Arenas in Rust
August 5, 2025
Photo by Ant Rozetsky on Unsplash
A fast way to start an argument in a room full of programmers: “How do you implement a doubly linked list in Rust?”
At one level, this question is not very fair, because an answer to it as stated would be that one simply does not use doubly linked lists. They have been popular in introductory computer science lectures because they are a neat way to explain pointers in a data structure that's easy to draw on a whiteboard, but they are not a good match to modern hardware. The last time I used one was in the nineties. I know the Linux kernel uses them, but that design was also laid down in the nineties; if you were designing a kernel from scratch today, you would probably not do it that way.
At another level, it is fair because it is a simple, familiar proxy for all data structures with any kind of circular references. Consider a compiler holding a set of modules that may refer to each other. Or a game where objects may refer to their container. Or a graphic user interface where widgets may refer to a parent window. It might be reasonable to say some particular such structure is not the best solution in some particular case, but it is not reasonable to say that about all such structures in all cases.
And they are tricky in Rust because the language is founded on the idea that memory management should in general, be done by ownership. Essentially, Rust is an answer to the question, what happens if you start with C++ and encode the common ownership/RAII design patterns into the type system so fallible human brains don't need to enforce them. (And while we're at it, drop some of the legacy C baggage. And sprinkle in some features from ML family languages. And... okay, it's never really just one thing. But memory management is the focus here.) Circular references don't necessarily break ownership, but they do break the ability of the type system to keep track of it.
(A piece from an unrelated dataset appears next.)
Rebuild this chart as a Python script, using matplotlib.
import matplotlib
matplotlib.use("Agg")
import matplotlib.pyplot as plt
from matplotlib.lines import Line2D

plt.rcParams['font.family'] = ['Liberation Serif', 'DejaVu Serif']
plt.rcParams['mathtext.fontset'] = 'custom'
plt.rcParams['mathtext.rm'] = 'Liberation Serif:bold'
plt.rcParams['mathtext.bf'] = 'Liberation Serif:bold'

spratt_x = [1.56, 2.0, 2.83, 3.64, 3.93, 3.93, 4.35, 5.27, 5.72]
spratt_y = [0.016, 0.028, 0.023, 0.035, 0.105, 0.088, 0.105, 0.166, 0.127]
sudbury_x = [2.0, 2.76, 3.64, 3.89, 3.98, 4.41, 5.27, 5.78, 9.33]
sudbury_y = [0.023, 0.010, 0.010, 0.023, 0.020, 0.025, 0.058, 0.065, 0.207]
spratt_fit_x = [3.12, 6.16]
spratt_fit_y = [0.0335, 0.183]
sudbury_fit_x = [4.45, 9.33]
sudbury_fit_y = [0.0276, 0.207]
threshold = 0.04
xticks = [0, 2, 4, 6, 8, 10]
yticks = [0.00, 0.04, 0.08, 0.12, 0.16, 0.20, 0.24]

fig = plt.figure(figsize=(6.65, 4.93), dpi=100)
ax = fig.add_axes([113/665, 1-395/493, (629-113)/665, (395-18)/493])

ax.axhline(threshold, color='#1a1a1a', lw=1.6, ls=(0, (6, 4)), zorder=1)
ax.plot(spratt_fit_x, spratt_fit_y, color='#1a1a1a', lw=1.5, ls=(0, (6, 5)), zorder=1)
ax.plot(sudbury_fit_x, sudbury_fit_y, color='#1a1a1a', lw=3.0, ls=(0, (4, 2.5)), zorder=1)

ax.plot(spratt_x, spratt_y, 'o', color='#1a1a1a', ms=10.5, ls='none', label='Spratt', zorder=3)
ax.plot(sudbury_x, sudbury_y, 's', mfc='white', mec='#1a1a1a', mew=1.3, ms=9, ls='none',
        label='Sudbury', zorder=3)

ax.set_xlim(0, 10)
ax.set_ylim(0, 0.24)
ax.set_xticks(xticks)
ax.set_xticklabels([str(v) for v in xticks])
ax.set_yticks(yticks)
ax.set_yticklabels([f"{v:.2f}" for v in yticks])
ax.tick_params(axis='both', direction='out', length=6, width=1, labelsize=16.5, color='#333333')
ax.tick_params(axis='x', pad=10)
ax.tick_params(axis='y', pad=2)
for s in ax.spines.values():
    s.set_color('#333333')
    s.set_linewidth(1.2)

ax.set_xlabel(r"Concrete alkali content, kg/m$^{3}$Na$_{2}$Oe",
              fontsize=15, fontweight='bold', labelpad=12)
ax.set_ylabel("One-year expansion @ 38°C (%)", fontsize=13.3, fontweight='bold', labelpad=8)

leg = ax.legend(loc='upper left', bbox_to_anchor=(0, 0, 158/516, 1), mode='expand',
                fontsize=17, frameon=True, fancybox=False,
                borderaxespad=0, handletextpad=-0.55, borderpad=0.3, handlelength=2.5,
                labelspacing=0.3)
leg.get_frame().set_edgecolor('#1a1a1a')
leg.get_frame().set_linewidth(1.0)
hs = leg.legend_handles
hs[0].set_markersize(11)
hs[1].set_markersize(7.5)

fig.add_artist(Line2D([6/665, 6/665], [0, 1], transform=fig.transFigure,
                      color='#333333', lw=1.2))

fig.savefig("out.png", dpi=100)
There are several ways to solve this problem. One way is to avoid using direct references to the particular class of objects at all. Instead, allocate a big array of objects, and refer to them with integer indexes into that array. There are several names that have been used for such arrays and indexes; let's call them arenas and handles.
At this point, smart programmers will spot what's going on. Essentially you are bypassing the notion of pointers provided directly by the hardware, only to reimplement your own address space, and your own notion of pointers within it. The next step of course is to write your own equivalents of malloc
and free
to allocate and deallocate objects within the arena.
Doesn't that mean you are throwing out all the memory safety properties you were hoping to achieve by using Rust in the first place? Wouldn't you be as well off to just go back to C and at least be honest about the fact that you have reverted to purely manual memory management?
That argument sounds logical, but it's not actually correct.
Consider: why were we so scared of memory unsafety in the first place? What's so bad about memory safety bugs that it was considered worth inventing a whole new language to fix them? (Yes, as I mentioned earlier, Rust has some other nice properties, but those would not have sufficed to drive a movement to replace C++ with a new language. They are bonuses. Memory safety was the driving force behind Rust.)
Memory safety bugs have two properties that make them scarier than most other kinds.
Nondeterminism
An array overflow, or use after free, is likely to manifest as an intermittent crash with no clear connection to the cause. Try to reproduce the problem in a debug build, maybe it goes away. Recompile with a couple of extra logging statements, maybe the crash goes away. Rerun the same binary with the same inputs, and thanks to ASLR, maybe the crash goes away. Maybe one day it shows a minute after the triggering cause, maybe another day it shows an hour after, or not at all.
Handles are deterministic. If a bug made your program crash on the last run, it will crash the same way on this run.
Security
This one is even bigger.
If there exists an input that will cause a given C program to crash with a segmentation fault, what's the probability there exists another input that will allow remote code execution? In practice, the answer tends to be high, more than even expert intuition started off expecting.
And if the program is, say, a web browser, that can be bad. (It's not a coincidence Rust was invented by a browser company.)
There was a time you could say, okay but that only applies to the special category of security-critical programs. But these days (setting aside little scripts for personal use, assuming we are talking about published software), it's programs that don't have to cope with adversarial input, that are the special and shrinking category. This is true even of embedded systems; it's rare nowadays to find a smart device that doesn't expect to be connected to the Internet.
Given that the arena will still be subject to array bounds checking, handle bugs won't allow an attacker to overwrite arbitrary memory the way pointer bugs do. So using handles for your memory management, preserves the property, that bugs in your Rust code may lead to denial of service, but they are much less likely to lead to remote code execution.
And that is why, though arena memory management is isomorphic to old-fashioned manual memory management, it does not keep the particularly bad failure modes that motivated the move to Rust in the first place.